Malaysia–Mauritius relations
- Malaysia: Mauritius

= Malaysia–Mauritius relations =

Malaysia–Mauritius relations are the bilateral foreign relations between Mauritius and Malaysia. Mauritius has a high commission in Kuala Lumpur, while the Malaysian embassy in Zimbabwe is also accredited to Mauritius. Both countries are members of the Commonwealth of Nations.

== History ==

Both countries were once part of the British Empire and diplomatic relations were established in January 1987. Relations between the two countries had been boosted since the visit of the former Malaysian Prime Minister Mahathir Mohamad.

== Economic relations ==
Cooperation between the two countries includes cultural exchanges, trade in goods, financial assistances and capacity building in various sectors. Malaysia has assisted Mauritius on its country development such as the providing of places in training centres and institutions of higher learning for students from the country under the Malaysian Technical Cooperation Programme (MTCP).
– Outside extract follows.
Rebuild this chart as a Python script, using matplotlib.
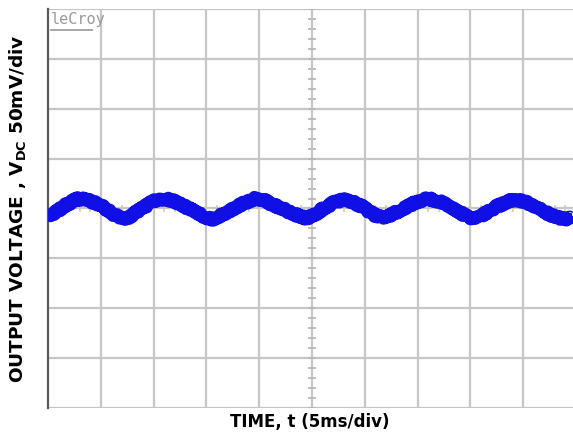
"""Output ripple capture on a 10 x 8 division scope graticule."""

import matplotlib

matplotlib.use("Agg")
import matplotlib.pyplot as plt
import numpy as np

# trace read at 5 ms/div, 50 mV/div (mV relative to the centre line)
time_ms = [
    0.0, 0.7, 1.6, 2.3, 2.84, 3.5, 4.45, 5.3, 6.06, 6.8, 7.29,
    8.2, 9.19, 10.1, 11.08, 12.0, 12.97, 14.2, 15.0, 15.53,
    16.5, 17.42, 18.66, 19.6, 20.4, 21.2, 22.2, 23.1, 24.53,
    25.4, 26.23, 27.1, 27.94, 28.8, 29.73, 30.97, 31.91,
    32.9, 33.81, 35.0, 35.98, 37.1, 38.26, 39.5, 40.44,
    41.4, 42.33, 43.3, 44.22, 45.1, 46.1, 47.7, 48.96, 49.7,
]
ripple_mv = [
    -7, -4, 3, 7, 10, 9, 6, 1, -5, -9, -11,
    -5, 2, 8, 10, 7, 2, -5, -9, -11,
    -6, -1, 6, 10, 9, 4, 0, -5, -10,
    -5, 1, 6, 9, 7, 2, -7, -10,
    -4, 1, 7, 10, 7, 1, -7, -11,
    -5, 1, 6, 9, 7, 2, -7, -11, -9,
]

x_divs = np.arange(0, 51, 5)
y_divs = np.arange(-200, 201, 50)
x_minor = np.arange(0, 50.1, 1)
y_minor = np.arange(-200, 201, 10)


def draw_capture(output_path="out.png"):
    fig = plt.figure(figsize=(5.73, 4.36), dpi=100)
    ax = fig.add_axes([48 / 573, 28 / 436, 528 / 573, 399 / 436])
    ax.set_xlim(0, 50)
    ax.set_ylim(-200, 200)
    ax.set_xticks([])
    ax.set_yticks([])
    for side in ("top", "right", "bottom"):
        ax.spines[side].set_visible(False)
    ax.spines["left"].set_color("#5a5a5a")
    ax.spines["left"].set_linewidth(1.6)

    # graticule
    for x in x_divs[1:]:
        ax.axvline(x, color="#c6c6c6", linewidth=1.6, zorder=1)
    for y in y_divs:
        ax.axhline(y, color="#c6c6c6", linewidth=1.6, zorder=1)

    # minor marks on the centre cross
    ax.hlines(y_minor, 25 - 0.4, 25 + 0.4, color="#b8b8b8", linewidth=1.3, zorder=1)
    ax.vlines(x_minor, -4, 4, color="#d4cba0", linewidth=1.1, zorder=1)

    # trace: solid core plus a wobbly outline for the noise band
    ax.plot(time_ms, ripple_mv, color="#1010e6", linewidth=7.5,
            solid_joinstyle="round", solid_capstyle="butt", zorder=3)
    edge, = ax.plot(time_ms, ripple_mv, color="#1010e6", linewidth=9.0,
                    solid_joinstyle="round", solid_capstyle="butt", zorder=3)
    edge.set_sketch_params(scale=1.6, length=2.5, randomness=6)

    ax.text(0.005, 0.993, "leCroy", transform=ax.transAxes, ha="left", va="top",
            fontsize=11, family="DejaVu Sans Mono", color="#9a9a9a")
    ax.plot([0.006, 0.083], [0.947, 0.947], transform=ax.transAxes,
            color="#a0a0a0", linewidth=1.3)

    fig.text(0.031, 0.522, r"OUTPUT VOLTAGE , V$_{\mathbf{DC}}$ 50mV/div",
             rotation=90, ha="center", va="center", fontsize=13.3, fontweight="bold")
    fig.text(0.541, 0.032, "TIME, t (5ms/div)", ha="center", va="center",
             fontsize=12, fontweight="bold")

    fig.savefig(output_path, dpi=100)
    plt.close(fig)


draw_capture()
There are currently six Malaysian companies investing in Mauritius, some of it are in the banking sector with a joint venture with the Mauritius local banks. Other Malaysian investors has keen to invest in Mauritius with some projects concentrated on the construction of textile factory, hotel, and palm oil refinery. Some agreements such as the establishment of a joint commission on economic and technical research and forging of the cultural links were also signed. Beside that, Mauritius has ready to co-operate in the trade of sugar with Malaysia.